‘Legado’ inspira criação de festival
Na fazenda, saboreou-se o pão, os cuscus, o cabrito assado, os torresmos, a cabeça de xara e o leitão. Num saltinho à ribeira, o chef surpreendeu os palatos com truta fumada, graviax de truta e tártaro de truta. Numa incursão pela floresta, a Laurissilva, de que falou Raimundo Quintal, provou-se o licor de uveira da serra e as compotas. A encerrar, já ao pôr do sol, ‘mergulhou-se’ no mar para degustar a cavala, o chicharro, a pota e o gaiado.
A segunda edição do ‘Legado’ terminou ontem com este circuito de sabores que foi também de saberes. Às provas realizadas nos quatro ecossistemas - fazenda, ribeiras, floresta e mar – juntou-se o saber de quem está no terreno e conhece o potencial de produtos, ainda pouco valorizados, que o Terreiro dignifica graças ao ‘engenho e arte’ dos seus chefs.
Isso mesmo foi salientado por Jorge Lucas (técnico da direção regional das Pescas), que sugeriu a possibilidade deste evento, criado em ambiente de restaurante, poder dar origem a um festival. O objetivo seria levar à população em geral uma iniciativa que abre boas perspetivas de diversificação de produtos e de valorização do trabalho dos pescadores madeirenses.
Entre um ‘dentinho’ e outro, os conhecimentos foram sendo partilhados pelos oradores convidados. E alguns segredos foram desvendados. De entre as muitas funções que a floresta Laurissilva tem, Raimundo Quintal deu a conhecer alguns recursos que interessam à gastronomia, como o aipo do gado, uma planta que diz ter grande potencial para uso culinário e é fácil de produzir em sementeira. Nuno Nobre, consultor gastronómico do Terreiro e mentor do ‘Legado’ anotou a dica e passou-a ao chef Carlos Gonçalves. A cenoura da rocha, que o geógrafo se recusou a dizer onde pode ser encontrada, foi outra pista deixada...

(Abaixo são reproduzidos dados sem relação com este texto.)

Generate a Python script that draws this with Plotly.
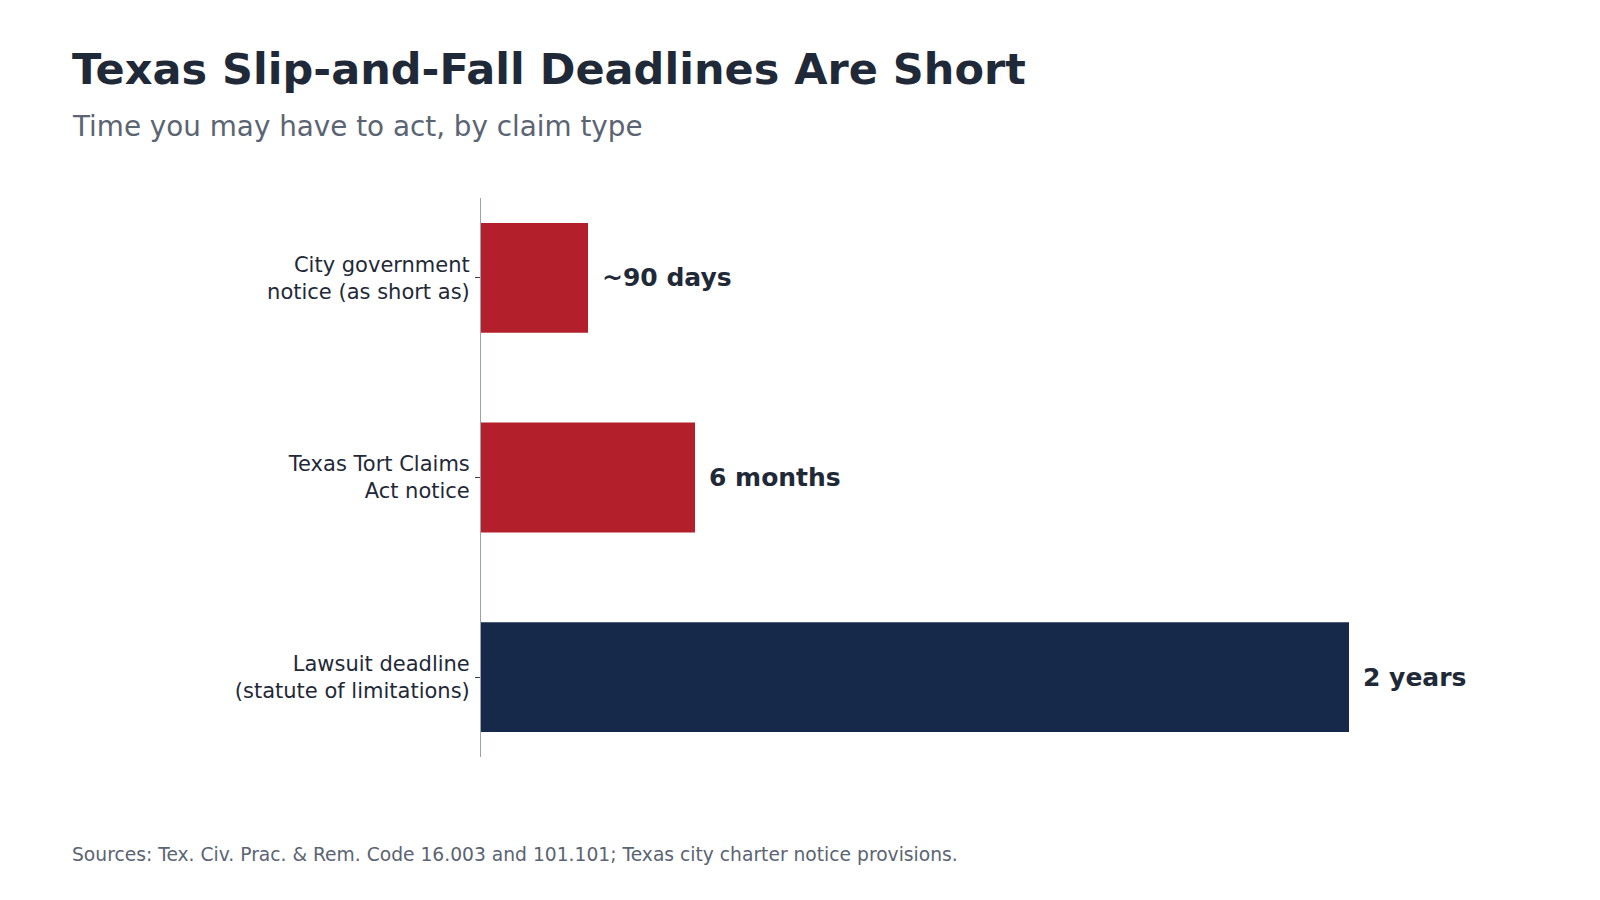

Paulo Rodrigues, do Parque Ribeira Primeira, foi outro dos intervenientes. Enquanto o chef confecionava as trutas, fez questão de desmistificar o que diz ser um “mito urbano”. Segundo ele, a ideia de que peixe de água doce não tem sabor é errada e diz mesmo que a truta consegue ser “melhor que o salmão”.
O ‘Legado’ foi também uma oportunidade para dar a conhecer o projeto Cephs & Chefs, que visa desenvolver novos mercados e produtos à base de cefalópodes (lula, polvo, choco), aumentando a rentabilidade da cadeia de valor e contribuindo para tornar os pescadores mais competitivos no espaço Atlântico. Falou sobre o projeto a investigadora Katina Roumbedakis, mas este é também um trabalho que envolve uma cientista madeirense, Cristina Pita (atualmente radicada em Londres), entre outros investigadores. Para surpresa do chef Carlos Gonçalves, o prato de pota que criou para o jantar realizado na véspera vai ser integrado no livro de receitas do Cephs & Cefs.
A terceira edição do ‘Legado’ está já a ser preparada, adiantou ao JM o consultor Nuno Nobre.